Lange hatte die Tourismusbranche wegen mangelnder Infrastruktur, schlechter Straßen, weniger, dafür teurer Mittelklassehotels, und auch wegen miesepetriger Stimmung beim Personal wenig Aussicht auf Begeisterung bei den Gästen. Sogar viele Russen haben Urlaub im eigenen Land gern vermieden, wenn sie sich Antalya leisten konnten oder Scharm-el-Scheich. In einem Provinzhotel gelte es schon als Halbluxus, wenn in einem Zimmer ein elektrischer Teekessel stehe, schrieb ein russischer Blogger einmal.

Dann begann Russland zu investieren, auch in die Ausbildung. An einer Tourismus-Universität bei Moskau, die inzwischen mehrere Ableger hat, wird in Rollenspielen die Kultur des Lächelns und des aufmerksamen Service gelehrt. Nun hofft die Regierung den Flow aus den vier WM-Wochen auch im nächsten Jahr für 15 Prozent mehr Touristen zu nutzen. Ein langfristiger Plan sieht vor, dass der Tourismus bis zum Jahr 2025 sechs Prozent des russischen Inlandsprodukts ausmacht, und dazu müsste die Zahl der Touristen doppelt so schnell wachsen wie die Wirtschaft.

Die meisten Touristen in Russland kamen einst aus Deutschland. Das ist jetzt anders

Das schlechte politische Verhältnis zum Westen hat bei Europäern den Reiz für Russland-Reisen begrenzt, demgegenüber steht jedoch der schwache Rubelkurs, den auch die WM-Touristen ausgekostet haben. Trotzdem, die Rangliste der Urlauber hat sich in den vergangenen Jahren verändert. Deutschland, früher die größte Gruppe der Russland-Touristen, ist verdrängt von Chinesen, die es auch deutlich näher haben zum legendären Baikalsee.
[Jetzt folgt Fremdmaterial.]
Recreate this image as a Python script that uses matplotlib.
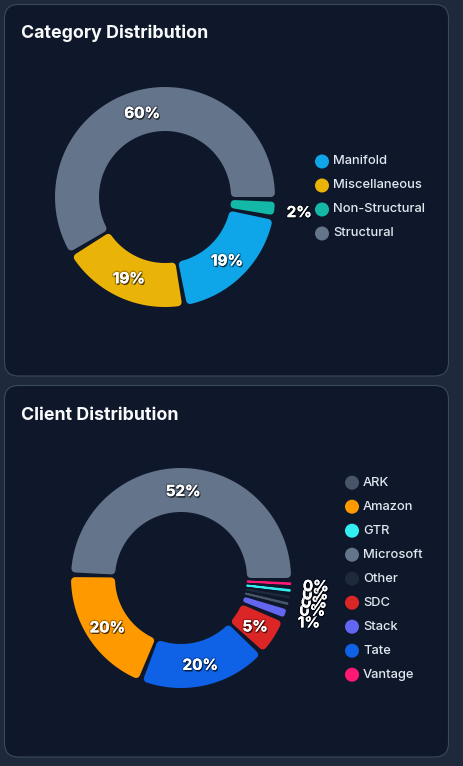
"""Category / client distribution donut cards."""

import matplotlib
matplotlib.use("Agg")

import numpy as np
import matplotlib.pyplot as plt
import matplotlib.patheffects as pe
from matplotlib.patches import Circle, FancyBboxPatch, Polygon

W, H, DPI = 463, 766, 100

PAGE_BG = "#1e293b"
CARD_BG = "#0f172a"
CARD_EDGE = "#3b4960"
TITLE_COLOR = "#f8fafc"
LEGEND_TEXT = "#e2e8f0"

# chart data (slices drawn counter-clockwise from 3 o'clock, largest first)
category_names = ["Structural", "Miscellaneous", "Manifold", "Non-Structural"]
category_values = [60.0, 19.0, 19.0, 2.0]
category_colors = ["#64748b", "#eab308", "#0ea5e9", "#14b8a6"]
category_legend = ["Manifold", "Miscellaneous", "Non-Structural", "Structural"]

client_names = ["Microsoft", "Amazon", "Tate", "SDC", "Stack", "ARK", "Other", "GTR", "Vantage"]
client_values = [52.4, 20.0, 19.6, 5.4, 1.3, 0.3, 0.3, 0.3, 0.3]
client_colors = ["#64748b", "#ff9900", "#0f62e6", "#dc2626", "#6366f1",
                 "#475569", "#1e293b", "#33eef0", "#ff1874"]
client_legend = ["ARK", "Amazon", "GTR", "Microsoft", "Other", "SDC", "Stack", "Tate", "Vantage"]

plt.rcParams["font.family"] = ["Inter", "DejaVu Sans"]

PAD_ANGLE = 2.5
R_OUT, R_IN = 110, 66

label_fx = [pe.SimplePatchShadow(offset=(0.8, -1.2), shadow_rgbFace="black", alpha=0.6),
            pe.withStroke(linewidth=2.0, foreground=(0, 0, 0, 0.25)),
            pe.Normal()]


def slice_angles(values, pad=PAD_ANGLE, start=0.0):
    total = sum(values)
    avail = 360.0 - pad * len(values)
    spans = []
    a = start
    for v in values:
        span = avail * v / total
        spans.append((a, a + span))
        a += span + pad
    return spans


def draw_slice(ax, cx, cy, a1, a2, color, corner=4.0):
    t1, t2 = np.radians(a1), np.radians(a2)
    c = min(corner, 0.45 * (t2 - t1) * R_IN, 0.45 * (R_OUT - R_IN))
    ro, ri = R_OUT - c, R_IN + c
    to = np.linspace(t1 + c / ro, t2 - c / ro, 80)
    ti = np.linspace(t2 - c / ri, t1 + c / ri, 80)
    xs = np.r_[cx + ro * np.cos(to), cx + ri * np.cos(ti)]
    ys = np.r_[cy - ro * np.sin(to), cy - ri * np.sin(ti)]
    lw = max(2 * c * 72 / DPI, 1.3)
    ax.add_patch(Polygon(np.c_[xs, ys], closed=True, facecolor=color, edgecolor=color,
                         linewidth=lw, joinstyle="round"))


def draw_card(ax, top, bottom, title):
    ax.add_patch(FancyBboxPatch((4.5, top), 444, bottom - top,
                                boxstyle="round,pad=0,rounding_size=14",
                                facecolor=CARD_BG, edgecolor=CARD_EDGE, linewidth=0.8))
    ax.text(21, top + 34, title, color=TITLE_COLOR, fontsize=12.8, fontweight="bold",
            ha="left", va="baseline")


def draw_donut(ax, cx, cy, names, values, colors):
    total = sum(values)
    for (a1, a2), name, v, col in zip(slice_angles(values), names, values, colors):
        draw_slice(ax, cx, cy, a1, a2, col)
        pct = v / total * 100
        mid = np.radians((a1 + a2) / 2)
        rad = (R_OUT + R_IN) / 2 if pct >= 3 else R_OUT + 25
        ax.text(cx + rad * np.cos(mid), cy - rad * np.sin(mid), f"{round(pct)}%",
                color="white", fontsize=11, fontweight="bold", ha="center",
                va="center_baseline", path_effects=label_fx, zorder=5)


def draw_legend(ax, x, y0, labels, names, colors):
    lookup = dict(zip(names, colors))
    for i, lab in enumerate(labels):
        y = y0 + 24 * i
        ax.add_patch(Circle((x, y), 7, facecolor=lookup[lab], edgecolor="none"))
        ax.text(x + 11, y, lab, color=LEGEND_TEXT, fontsize=9.3, fontweight="medium",
                ha="left", va="center")


fig = plt.figure(figsize=(W / DPI, H / DPI), dpi=DPI, facecolor=PAGE_BG)
ax = fig.add_axes([0, 0, 1, 1])
ax.set_xlim(0, W)
ax.set_ylim(H, 0)
ax.set_aspect("equal")
ax.axis("off")

draw_card(ax, 4.5, 376, "Category Distribution")
draw_donut(ax, 165, 197, category_names, category_values, category_colors)
draw_legend(ax, 322, 161.5, category_legend, category_names, category_colors)

draw_card(ax, 385.5, 757, "Client Distribution")
draw_donut(ax, 181, 578, client_names, client_values, client_colors)
draw_legend(ax, 352, 482.7, client_legend, client_names, client_colors)

fig.savefig("out.png", dpi=DPI, facecolor=PAGE_BG)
In Moskau aber lagern für Touristen die größten Schätze. Nicht nur im Kreml und am Roten Platz, der seinen Platz als Hotspot Nummer eins an den neuen gegenüberliegenden Park Sarjadje abgegeben hat. Mit das stärkste Interesse galt während der WM der Suche nach Erinnerungen an die Sowjetära, einem Stalin-Bunker in der Wolgastadt Samara und dem Kosmonautenmuseum in Moskau. So ist das: Die einen wollen nach vorn, die anderen stöbern in der Vergangenheit.